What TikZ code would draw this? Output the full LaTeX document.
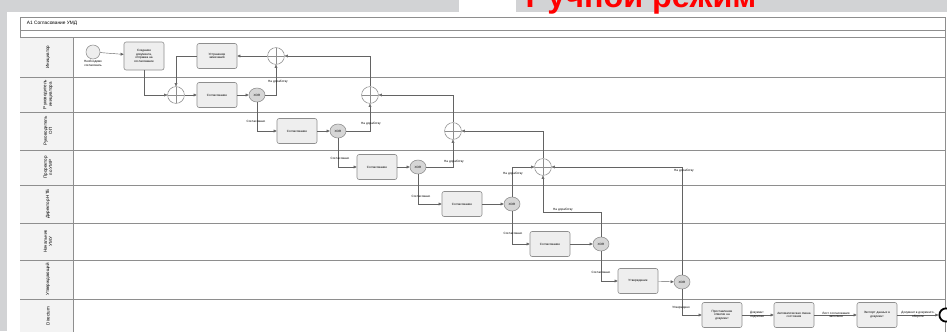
\documentclass[tikz,border=0pt]{standalone}
\usepackage{fontspec}
\setmainfont{Liberation Sans}
\usetikzlibrary{arrows.meta, positioning, shapes.geometric}
\definecolor{barGrey}{HTML}{D2D3D5}
\definecolor{lineGrey}{HTML}{8E8E8E}
\definecolor{laneGrey}{HTML}{F3F3F3}
\definecolor{taskFill}{HTML}{EEEEEE}
\definecolor{xorFill}{HTML}{D6D6D6}
\definecolor{slideRed}{HTML}{FF0000}

\tikzset{
  task/.style={rectangle, rounded corners=1.5pt, draw=lineGrey, fill=taskFill, minimum width=1cm, minimum height=0.625cm, text width=0.92cm, align=center, inner sep=0.5pt, font=\fontsize{2.2}{2.6}\selectfont},
  xorgate/.style={ellipse, draw=lineGrey, fill=xorFill, minimum width=0.4cm, minimum height=0.35cm, inner sep=0pt, font=\fontsize{2.2}{2.6}\selectfont},
  andgate/.style={circle, draw=lineGrey, fill=white, minimum size=0.42cm, inner sep=0pt,
    path picture={\draw[lineGrey] (path picture bounding box.north) -- (path picture bounding box.south)
      (path picture bounding box.west) -- (path picture bounding box.east);}},
  flow/.style={draw=lineGrey!70!black, line width=0.3pt, -{Triangle[length=2.2pt, width=2pt]}},
  lbl/.style={font=\fontsize{2.2}{2.6}\selectfont, inner sep=0.4pt, align=center},
  lanename/.style={rotate=90, font=\fontsize{3.2}{3.8}\selectfont, align=center}
}

\begin{document}
\begin{tikzpicture}[x=0.025cm, y=-0.025cm]
\useasboundingbox (0,0) rectangle (947,331);

% slide around the diagram
\fill[barGrey] (0,0) rectangle (459,12);
\fill[barGrey] (516,0) rectangle (947,12);
\fill[barGrey] (0,12) rectangle (7,331);
\node[font=\bfseries\fontsize{23}{23}\selectfont, text=slideRed, anchor=base, inner sep=0pt] (mode) at (641,7) {Ручной режим};

% pool frame and lanes
\draw[lineGrey, fill=white, line width=0.4pt] (20,17) rectangle (945,340);
\fill[laneGrey] (20,37) rectangle (73,340);
\draw[lineGrey, line width=0.4pt] (20,30) -- (945,30) (20,37) -- (945,37) (73,37) -- (73,340);
\node[font=\fontsize{3.4}{4}\selectfont, anchor=west] (pooltitle) at (22,23.5) {А1 Согласование УМД};
\foreach \y in {77,112,150,185,223,260,299}
  \draw[lineGrey, line width=0.4pt] (20,\y) -- (945,\y);

\node[lanename] (l1) at (48,57) {Инициатор};
\node[lanename] (l2) at (48,94.5) {Руководитель\\инициатора};
\node[lanename] (l3) at (48,131) {Руководитель\\ОП};
\node[lanename] (l4) at (48,167.5) {Проректор\\по УМР};
\node[lanename] (l5) at (48,204) {Директор НТБ};
\node[lanename] (l6) at (48,241.5) {Начальник\\УМУ};
\node[lanename] (l7) at (48,279.5) {Утверждающий};
\node[lanename] (l8) at (48,316) {Directum};

% Initiator
\node[circle, draw=lineGrey, fill=taskFill, minimum size=0.35cm, inner sep=0pt] (start) at (93,52) {};
\node[lbl] (startlbl) at (93,63.5) {Необходимо\\согласовать};
\node[task, minimum height=0.7cm] (create) at (144,56) {Создание\\документа,\\отправка на\\согласование};
\node[task] (fix) at (217,56) {Устранение\\замечаний};
\node[andgate] (gA) at (276,56) {};

% approvals
\node[andgate] (g1) at (176,95) {};
\node[task] (appr1) at (217,95) {Согласование};
\node[xorgate] (x1) at (257,95) {XOR};
\node[andgate] (gB) at (370,95) {};

\node[task] (appr2) at (297,131) {Согласование};
\node[xorgate] (x2) at (338,131) {XOR};
\node[andgate] (gC) at (453,131) {};

\node[task] (appr3) at (377,167) {Согласование};
\node[xorgate] (x3) at (418,167) {XOR};
\node[andgate] (gD) at (543,167) {};

\node[task] (appr4) at (462,204) {Согласование};
\node[xorgate] (x4) at (512,204) {XOR};

\node[task] (appr5) at (550,244) {Согласование};
\node[xorgate] (x5) at (601,244) {XOR};

\node[task] (sign) at (638,281) {Утверждение};
\node[xorgate] (x6) at (682,282) {XOR};

% Directum
\node[task] (mark) at (722,315) {Проставление\\отметки на\\документ};
\node[task] (state) at (794,315) {Автоматическая смена\\состояния};
\node[task] (export) at (877,315) {Экспорт данных в\\документ};
\node[circle, draw=black, line width=1.3pt, fill=white, minimum size=0.33cm, inner sep=0pt] (stop) at (946,315) {};

% flows
\draw[flow] (start) -- (create);
\draw[flow] (create.south) |- (g1.west);
\draw[flow] (fix.west) -| (g1.north);
\draw[flow] (g1) -- (appr1);
\draw[flow] (appr1) -- (x1);
\draw[flow] (x1.east) -| (gA.south);
\draw[flow] (gA) -- (fix);
\draw[flow] (gB.north) |- (gA.east);
\draw[flow] (x1.south) |- (appr2.west);
\draw[flow] (appr2) -- (x2);
\draw[flow] (x2.east) -| (gB.south);
\draw[flow] (gC.north) |- (gB.east);
\draw[flow] (x2.south) |- (appr3.west);
\draw[flow] (appr3) -- (x3);
\draw[flow] (x3.east) -| (gC.south);
\draw[flow] (gD.north) |- (gC.east);
\draw[flow] (x3.south) |- (appr4.west);
\draw[flow] (appr4) -- (x4);
\draw[flow] (x4.north) |- (gD.west);
\draw[flow] (x4.south) |- (appr5.west);
\draw[flow] (appr5) -- (x5);
\draw[flow] (x5.north) |- (543,212) -- (gD.south);
\draw[flow] (x5.south) |- (sign.west);
\draw[flow] (sign) -- (x6);
\draw[flow] (x6.north) |- (gD.east);
\draw[flow] (x6.south) |- (mark.west);
\draw[flow] (mark) -- (state);
\draw[flow] (state) -- (export);
\draw[flow] (export) -- (stop);

% flow labels
\node[lbl] (r1) at (278,82) {На доработку};
\node[lbl] (r2) at (371,124) {На доработку};
\node[lbl] (r3) at (454,162) {На доработку};
\node[lbl] (r4) at (513,174) {На доработку};
\node[lbl] (r5) at (563,210) {На доработку};
\node[lbl] (r6) at (684,170.5) {На доработку};
\node[lbl] (a1) at (256,121) {Согласовано};
\node[lbl] (a2) at (340,158) {Согласовано};
\node[lbl] (a3) at (421,196) {Согласовано};
\node[lbl] (a4) at (513,233) {Согласовано};
\node[lbl] (a5) at (601,272) {Согласовано};
\node[lbl] (a6) at (681,308) {Утверждено};
\node[lbl] (d1) at (757,315) {Документ\\подписан};
\node[lbl] (d2) at (836,315) {Лист согласования\\заполнен};
\node[lbl] (d3) at (918,315) {Документ в документо-\\обороте};
\end{tikzpicture}
\end{document}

▬▬▬▬▬▬

Set exercise: Transcribe the material as is, with images omitted.

Response to the task:
What TikZ code would draw this? Output the full LaTeX document.
\documentclass[tikz,border=0pt]{standalone}
\usepackage{fontspec}
\setmainfont{Liberation Sans}
\usetikzlibrary{arrows.meta, positioning, shapes.geometric}
\definecolor{barGrey}{HTML}{D2D3D5}
\definecolor{lineGrey}{HTML}{8E8E8E}
\definecolor{laneGrey}{HTML}{F3F3F3}
\definecolor{taskFill}{HTML}{EEEEEE}
\definecolor{xorFill}{HTML}{D6D6D6}
\definecolor{slideRed}{HTML}{FF0000}

\tikzset{
  task/.style={rectangle, rounded corners=1.5pt, draw=lineGrey, fill=taskFill, minimum width=1cm, minimum height=0.625cm, text width=0.92cm, align=center, inner sep=0.5pt, font=\fontsize{2.2}{2.6}\selectfont},
  xorgate/.style={ellipse, draw=lineGrey, fill=xorFill, minimum width=0.4cm, minimum height=0.35cm, inner sep=0pt, font=\fontsize{2.2}{2.6}\selectfont},
  andgate/.style={circle, draw=lineGrey, fill=white, minimum size=0.42cm, inner sep=0pt,
    path picture={\draw[lineGrey] (path picture bounding box.north) -- (path picture bounding box.south)
      (path picture bounding box.west) -- (path picture bounding box.east);}},
  flow/.style={draw=lineGrey!70!black, line width=0.3pt, -{Triangle[length=2.2pt, width=2pt]}},
  lbl/.style={font=\fontsize{2.2}{2.6}\selectfont, inner sep=0.4pt, align=center},
  lanename/.style={rotate=90, font=\fontsize{3.2}{3.8}\selectfont, align=center}
}

\begin{document}
\begin{tikzpicture}[x=0.025cm, y=-0.025cm]
\useasboundingbox (0,0) rectangle (947,331);

% slide around the diagram
\fill[barGrey] (0,0) rectangle (459,12);
\fill[barGrey] (516,0) rectangle (947,12);
\fill[barGrey] (0,12) rectangle (7,331);
\node[font=\bfseries\fontsize{23}{23}\selectfont, text=slideRed, anchor=base, inner sep=0pt] (mode) at (641,7) {Ручной режим};

% pool frame and lanes
\draw[lineGrey, fill=white, line width=0.4pt] (20,17) rectangle (945,340);
\fill[laneGrey] (20,37) rectangle (73,340);
\draw[lineGrey, line width=0.4pt] (20,30) -- (945,30) (20,37) -- (945,37) (73,37) -- (73,340);
\node[font=\fontsize{3.4}{4}\selectfont, anchor=west] (pooltitle) at (22,23.5) {А1 Согласование УМД};
\foreach \y in {77,112,150,185,223,260,299}
  \draw[lineGrey, line width=0.4pt] (20,\y) -- (945,\y);

\node[lanename] (l1) at (48,57) {Инициатор};
\node[lanename] (l2) at (48,94.5) {Руководитель\\инициатора};
\node[lanename] (l3) at (48,131) {Руководитель\\ОП};
\node[lanename] (l4) at (48,167.5) {Проректор\\по УМР};
\node[lanename] (l5) at (48,204) {Директор НТБ};
\node[lanename] (l6) at (48,241.5) {Начальник\\УМУ};
\node[lanename] (l7) at (48,279.5) {Утверждающий};
\node[lanename] (l8) at (48,316) {Directum};

% Initiator
\node[circle, draw=lineGrey, fill=taskFill, minimum size=0.35cm, inner sep=0pt] (start) at (93,52) {};
\node[lbl] (startlbl) at (93,63.5) {Необходимо\\согласовать};
\node[task, minimum height=0.7cm] (create) at (144,56) {Создание\\документа,\\отправка на\\согласование};
\node[task] (fix) at (217,56) {Устранение\\замечаний};
\node[andgate] (gA) at (276,56) {};

% approvals
\node[andgate] (g1) at (176,95) {};
\node[task] (appr1) at (217,95) {Согласование};
\node[xorgate] (x1) at (257,95) {XOR};
\node[andgate] (gB) at (370,95) {};

\node[task] (appr2) at (297,131) {Согласование};
\node[xorgate] (x2) at (338,131) {XOR};
\node[andgate] (gC) at (453,131) {};

\node[task] (appr3) at (377,167) {Согласование};
\node[xorgate] (x3) at (418,167) {XOR};
\node[andgate] (gD) at (543,167) {};

\node[task] (appr4) at (462,204) {Согласование};
\node[xorgate] (x4) at (512,204) {XOR};

\node[task] (appr5) at (550,244) {Согласование};
\node[xorgate] (x5) at (601,244) {XOR};

\node[task] (sign) at (638,281) {Утверждение};
\node[xorgate] (x6) at (682,282) {XOR};

% Directum
\node[task] (mark) at (722,315) {Проставление\\отметки на\\документ};
\node[task] (state) at (794,315) {Автоматическая смена\\состояния};
\node[task] (export) at (877,315) {Экспорт данных в\\документ};
\node[circle, draw=black, line width=1.3pt, fill=white, minimum size=0.33cm, inner sep=0pt] (stop) at (946,315) {};

% flows
\draw[flow] (start) -- (create);
\draw[flow] (create.south) |- (g1.west);
\draw[flow] (fix.west) -| (g1.north);
\draw[flow] (g1) -- (appr1);
\draw[flow] (appr1) -- (x1);
\draw[flow] (x1.east) -| (gA.south);
\draw[flow] (gA) -- (fix);
\draw[flow] (gB.north) |- (gA.east);
\draw[flow] (x1.south) |- (appr2.west);
\draw[flow] (appr2) -- (x2);
\draw[flow] (x2.east) -| (gB.south);
\draw[flow] (gC.north) |- (gB.east);
\draw[flow] (x2.south) |- (appr3.west);
\draw[flow] (appr3) -- (x3);
\draw[flow] (x3.east) -| (gC.south);
\draw[flow] (gD.north) |- (gC.east);
\draw[flow] (x3.south) |- (appr4.west);
\draw[flow] (appr4) -- (x4);
\draw[flow] (x4.north) |- (gD.west);
\draw[flow] (x4.south) |- (appr5.west);
\draw[flow] (appr5) -- (x5);
\draw[flow] (x5.north) |- (543,212) -- (gD.south);
\draw[flow] (x5.south) |- (sign.west);
\draw[flow] (sign) -- (x6);
\draw[flow] (x6.north) |- (gD.east);
\draw[flow] (x6.south) |- (mark.west);
\draw[flow] (mark) -- (state);
\draw[flow] (state) -- (export);
\draw[flow] (export) -- (stop);

% flow labels
\node[lbl] (r1) at (278,82) {На доработку};
\node[lbl] (r2) at (371,124) {На доработку};
\node[lbl] (r3) at (454,162) {На доработку};
\node[lbl] (r4) at (513,174) {На доработку};
\node[lbl] (r5) at (563,210) {На доработку};
\node[lbl] (r6) at (684,170.5) {На доработку};
\node[lbl] (a1) at (256,121) {Согласовано};
\node[lbl] (a2) at (340,158) {Согласовано};
\node[lbl] (a3) at (421,196) {Согласовано};
\node[lbl] (a4) at (513,233) {Согласовано};
\node[lbl] (a5) at (601,272) {Согласовано};
\node[lbl] (a6) at (681,308) {Утверждено};
\node[lbl] (d1) at (757,315) {Документ\\подписан};
\node[lbl] (d2) at (836,315) {Лист согласования\\заполнен};
\node[lbl] (d3) at (918,315) {Документ в документо-\\обороте};
\end{tikzpicture}
\end{document}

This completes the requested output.